··· Dataset excerpt ···
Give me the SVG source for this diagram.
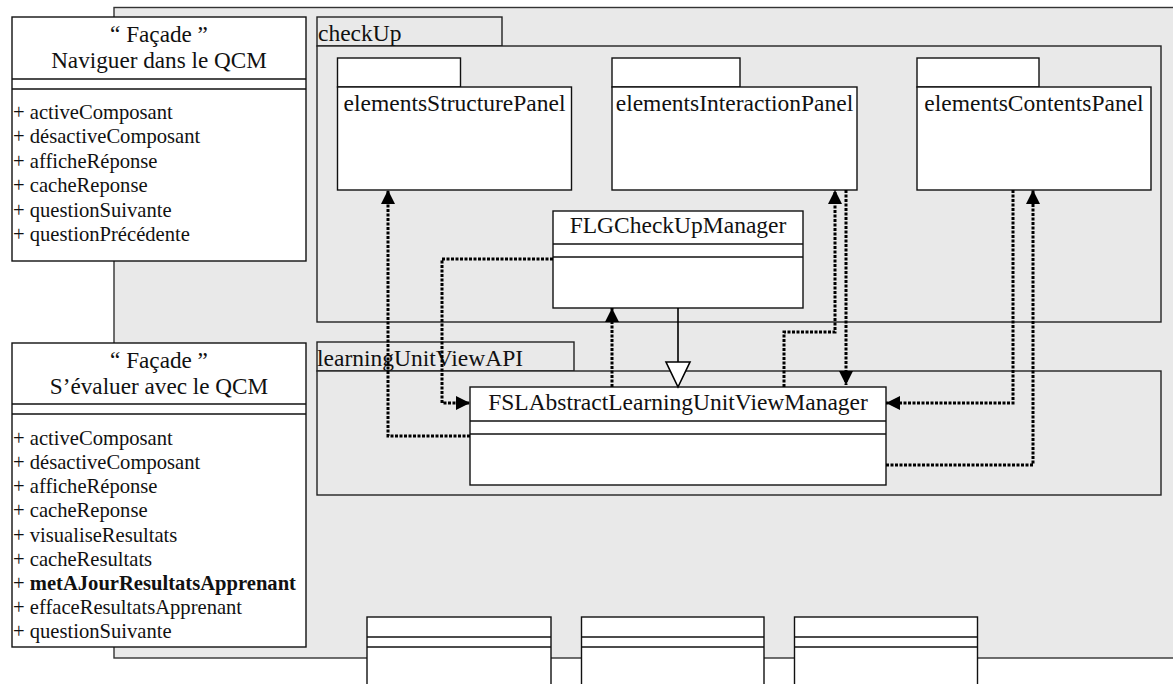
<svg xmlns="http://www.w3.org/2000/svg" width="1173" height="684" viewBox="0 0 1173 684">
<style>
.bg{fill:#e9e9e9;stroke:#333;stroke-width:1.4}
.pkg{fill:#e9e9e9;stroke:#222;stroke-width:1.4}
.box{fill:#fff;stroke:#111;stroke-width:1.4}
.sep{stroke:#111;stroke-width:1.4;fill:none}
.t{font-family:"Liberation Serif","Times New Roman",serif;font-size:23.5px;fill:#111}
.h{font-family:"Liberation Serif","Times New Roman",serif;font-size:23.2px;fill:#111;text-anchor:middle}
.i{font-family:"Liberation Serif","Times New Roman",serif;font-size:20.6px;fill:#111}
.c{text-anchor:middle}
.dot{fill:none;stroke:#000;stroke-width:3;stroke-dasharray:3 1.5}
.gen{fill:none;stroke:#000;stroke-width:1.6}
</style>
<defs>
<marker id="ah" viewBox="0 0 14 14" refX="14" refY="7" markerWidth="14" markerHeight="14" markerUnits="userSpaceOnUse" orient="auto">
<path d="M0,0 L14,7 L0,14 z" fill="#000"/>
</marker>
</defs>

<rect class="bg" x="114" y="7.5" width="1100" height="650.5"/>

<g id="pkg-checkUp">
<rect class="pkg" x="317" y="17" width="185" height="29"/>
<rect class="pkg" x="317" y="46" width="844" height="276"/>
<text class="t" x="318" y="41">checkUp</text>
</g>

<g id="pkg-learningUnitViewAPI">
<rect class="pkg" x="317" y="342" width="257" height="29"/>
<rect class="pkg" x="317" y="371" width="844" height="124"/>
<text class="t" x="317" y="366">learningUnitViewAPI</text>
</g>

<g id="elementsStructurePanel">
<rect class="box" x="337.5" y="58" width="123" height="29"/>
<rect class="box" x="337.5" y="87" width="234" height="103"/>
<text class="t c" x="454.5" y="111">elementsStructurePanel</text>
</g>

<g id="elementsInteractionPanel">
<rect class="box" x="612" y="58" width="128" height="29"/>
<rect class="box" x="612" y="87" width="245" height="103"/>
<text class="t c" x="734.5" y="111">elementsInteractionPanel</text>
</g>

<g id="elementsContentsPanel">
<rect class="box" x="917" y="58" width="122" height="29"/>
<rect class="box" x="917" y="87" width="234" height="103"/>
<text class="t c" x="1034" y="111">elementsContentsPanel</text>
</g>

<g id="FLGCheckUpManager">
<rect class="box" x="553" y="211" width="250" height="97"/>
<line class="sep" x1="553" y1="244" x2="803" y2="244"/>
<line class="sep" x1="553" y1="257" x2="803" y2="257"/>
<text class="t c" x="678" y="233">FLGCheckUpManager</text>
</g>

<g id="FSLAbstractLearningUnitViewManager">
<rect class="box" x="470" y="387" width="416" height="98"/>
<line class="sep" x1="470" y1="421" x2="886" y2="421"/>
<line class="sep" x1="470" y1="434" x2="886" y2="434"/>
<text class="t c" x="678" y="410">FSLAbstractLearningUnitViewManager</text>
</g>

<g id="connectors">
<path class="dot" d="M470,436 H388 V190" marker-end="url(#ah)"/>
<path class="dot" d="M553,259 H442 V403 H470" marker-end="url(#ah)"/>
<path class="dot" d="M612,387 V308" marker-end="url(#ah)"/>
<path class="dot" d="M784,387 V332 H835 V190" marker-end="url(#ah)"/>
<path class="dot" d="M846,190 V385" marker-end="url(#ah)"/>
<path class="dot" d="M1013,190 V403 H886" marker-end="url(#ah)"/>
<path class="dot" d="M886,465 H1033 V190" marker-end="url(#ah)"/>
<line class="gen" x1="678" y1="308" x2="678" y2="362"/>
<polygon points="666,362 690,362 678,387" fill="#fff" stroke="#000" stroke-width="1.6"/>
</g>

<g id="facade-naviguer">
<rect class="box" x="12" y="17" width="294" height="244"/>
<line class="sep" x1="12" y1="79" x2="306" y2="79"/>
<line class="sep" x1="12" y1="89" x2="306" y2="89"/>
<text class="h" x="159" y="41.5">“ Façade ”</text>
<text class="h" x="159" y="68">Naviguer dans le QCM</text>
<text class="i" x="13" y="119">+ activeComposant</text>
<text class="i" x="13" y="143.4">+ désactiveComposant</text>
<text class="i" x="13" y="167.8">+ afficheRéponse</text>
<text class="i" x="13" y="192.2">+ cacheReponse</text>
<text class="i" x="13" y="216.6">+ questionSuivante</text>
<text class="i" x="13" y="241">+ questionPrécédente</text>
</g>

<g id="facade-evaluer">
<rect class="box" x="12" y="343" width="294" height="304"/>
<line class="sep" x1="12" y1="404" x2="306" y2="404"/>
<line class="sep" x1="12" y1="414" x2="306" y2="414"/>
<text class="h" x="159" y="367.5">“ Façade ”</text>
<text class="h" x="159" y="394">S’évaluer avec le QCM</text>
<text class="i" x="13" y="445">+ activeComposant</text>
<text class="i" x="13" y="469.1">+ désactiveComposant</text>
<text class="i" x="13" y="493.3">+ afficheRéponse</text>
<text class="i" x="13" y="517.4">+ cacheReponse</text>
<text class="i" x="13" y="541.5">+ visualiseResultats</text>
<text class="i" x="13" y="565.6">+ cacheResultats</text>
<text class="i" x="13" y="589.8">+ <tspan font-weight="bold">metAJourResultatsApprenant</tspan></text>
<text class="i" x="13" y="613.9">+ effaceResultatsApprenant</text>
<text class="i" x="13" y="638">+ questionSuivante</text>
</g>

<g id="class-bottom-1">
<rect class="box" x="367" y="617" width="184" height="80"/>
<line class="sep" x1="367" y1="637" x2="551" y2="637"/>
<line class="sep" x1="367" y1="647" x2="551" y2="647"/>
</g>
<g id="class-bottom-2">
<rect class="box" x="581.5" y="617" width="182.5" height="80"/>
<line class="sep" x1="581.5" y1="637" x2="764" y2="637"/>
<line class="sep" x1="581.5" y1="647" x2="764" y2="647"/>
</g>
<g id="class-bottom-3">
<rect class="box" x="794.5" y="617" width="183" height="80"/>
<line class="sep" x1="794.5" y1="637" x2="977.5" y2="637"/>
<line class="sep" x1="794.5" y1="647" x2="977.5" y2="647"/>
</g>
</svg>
···
Output the data exactly. Pictures don't belong in the result.

Give me the SVG source for this diagram.
<svg xmlns="http://www.w3.org/2000/svg" width="1173" height="684" viewBox="0 0 1173 684">
<style>
.bg{fill:#e9e9e9;stroke:#333;stroke-width:1.4}
.pkg{fill:#e9e9e9;stroke:#222;stroke-width:1.4}
.box{fill:#fff;stroke:#111;stroke-width:1.4}
.sep{stroke:#111;stroke-width:1.4;fill:none}
.t{font-family:"Liberation Serif","Times New Roman",serif;font-size:23.5px;fill:#111}
.h{font-family:"Liberation Serif","Times New Roman",serif;font-size:23.2px;fill:#111;text-anchor:middle}
.i{font-family:"Liberation Serif","Times New Roman",serif;font-size:20.6px;fill:#111}
.c{text-anchor:middle}
.dot{fill:none;stroke:#000;stroke-width:3;stroke-dasharray:3 1.5}
.gen{fill:none;stroke:#000;stroke-width:1.6}
</style>
<defs>
<marker id="ah" viewBox="0 0 14 14" refX="14" refY="7" markerWidth="14" markerHeight="14" markerUnits="userSpaceOnUse" orient="auto">
<path d="M0,0 L14,7 L0,14 z" fill="#000"/>
</marker>
</defs>

<rect class="bg" x="114" y="7.5" width="1100" height="650.5"/>

<g id="pkg-checkUp">
<rect class="pkg" x="317" y="17" width="185" height="29"/>
<rect class="pkg" x="317" y="46" width="844" height="276"/>
<text class="t" x="318" y="41">checkUp</text>
</g>

<g id="pkg-learningUnitViewAPI">
<rect class="pkg" x="317" y="342" width="257" height="29"/>
<rect class="pkg" x="317" y="371" width="844" height="124"/>
<text class="t" x="317" y="366">learningUnitViewAPI</text>
</g>

<g id="elementsStructurePanel">
<rect class="box" x="337.5" y="58" width="123" height="29"/>
<rect class="box" x="337.5" y="87" width="234" height="103"/>
<text class="t c" x="454.5" y="111">elementsStructurePanel</text>
</g>

<g id="elementsInteractionPanel">
<rect class="box" x="612" y="58" width="128" height="29"/>
<rect class="box" x="612" y="87" width="245" height="103"/>
<text class="t c" x="734.5" y="111">elementsInteractionPanel</text>
</g>

<g id="elementsContentsPanel">
<rect class="box" x="917" y="58" width="122" height="29"/>
<rect class="box" x="917" y="87" width="234" height="103"/>
<text class="t c" x="1034" y="111">elementsContentsPanel</text>
</g>

<g id="FLGCheckUpManager">
<rect class="box" x="553" y="211" width="250" height="97"/>
<line class="sep" x1="553" y1="244" x2="803" y2="244"/>
<line class="sep" x1="553" y1="257" x2="803" y2="257"/>
<text class="t c" x="678" y="233">FLGCheckUpManager</text>
</g>

<g id="FSLAbstractLearningUnitViewManager">
<rect class="box" x="470" y="387" width="416" height="98"/>
<line class="sep" x1="470" y1="421" x2="886" y2="421"/>
<line class="sep" x1="470" y1="434" x2="886" y2="434"/>
<text class="t c" x="678" y="410">FSLAbstractLearningUnitViewManager</text>
</g>

<g id="connectors">
<path class="dot" d="M470,436 H388 V190" marker-end="url(#ah)"/>
<path class="dot" d="M553,259 H442 V403 H470" marker-end="url(#ah)"/>
<path class="dot" d="M612,387 V308" marker-end="url(#ah)"/>
<path class="dot" d="M784,387 V332 H835 V190" marker-end="url(#ah)"/>
<path class="dot" d="M846,190 V385" marker-end="url(#ah)"/>
<path class="dot" d="M1013,190 V403 H886" marker-end="url(#ah)"/>
<path class="dot" d="M886,465 H1033 V190" marker-end="url(#ah)"/>
<line class="gen" x1="678" y1="308" x2="678" y2="362"/>
<polygon points="666,362 690,362 678,387" fill="#fff" stroke="#000" stroke-width="1.6"/>
</g>

<g id="facade-naviguer">
<rect class="box" x="12" y="17" width="294" height="244"/>
<line class="sep" x1="12" y1="79" x2="306" y2="79"/>
<line class="sep" x1="12" y1="89" x2="306" y2="89"/>
<text class="h" x="159" y="41.5">“ Façade ”</text>
<text class="h" x="159" y="68">Naviguer dans le QCM</text>
<text class="i" x="13" y="119">+ activeComposant</text>
<text class="i" x="13" y="143.4">+ désactiveComposant</text>
<text class="i" x="13" y="167.8">+ afficheRéponse</text>
<text class="i" x="13" y="192.2">+ cacheReponse</text>
<text class="i" x="13" y="216.6">+ questionSuivante</text>
<text class="i" x="13" y="241">+ questionPrécédente</text>
</g>

<g id="facade-evaluer">
<rect class="box" x="12" y="343" width="294" height="304"/>
<line class="sep" x1="12" y1="404" x2="306" y2="404"/>
<line class="sep" x1="12" y1="414" x2="306" y2="414"/>
<text class="h" x="159" y="367.5">“ Façade ”</text>
<text class="h" x="159" y="394">S’évaluer avec le QCM</text>
<text class="i" x="13" y="445">+ activeComposant</text>
<text class="i" x="13" y="469.1">+ désactiveComposant</text>
<text class="i" x="13" y="493.3">+ afficheRéponse</text>
<text class="i" x="13" y="517.4">+ cacheReponse</text>
<text class="i" x="13" y="541.5">+ visualiseResultats</text>
<text class="i" x="13" y="565.6">+ cacheResultats</text>
<text class="i" x="13" y="589.8">+ <tspan font-weight="bold">metAJourResultatsApprenant</tspan></text>
<text class="i" x="13" y="613.9">+ effaceResultatsApprenant</text>
<text class="i" x="13" y="638">+ questionSuivante</text>
</g>

<g id="class-bottom-1">
<rect class="box" x="367" y="617" width="184" height="80"/>
<line class="sep" x1="367" y1="637" x2="551" y2="637"/>
<line class="sep" x1="367" y1="647" x2="551" y2="647"/>
</g>
<g id="class-bottom-2">
<rect class="box" x="581.5" y="617" width="182.5" height="80"/>
<line class="sep" x1="581.5" y1="637" x2="764" y2="637"/>
<line class="sep" x1="581.5" y1="647" x2="764" y2="647"/>
</g>
<g id="class-bottom-3">
<rect class="box" x="794.5" y="617" width="183" height="80"/>
<line class="sep" x1="794.5" y1="637" x2="977.5" y2="637"/>
<line class="sep" x1="794.5" y1="647" x2="977.5" y2="647"/>
</g>
</svg>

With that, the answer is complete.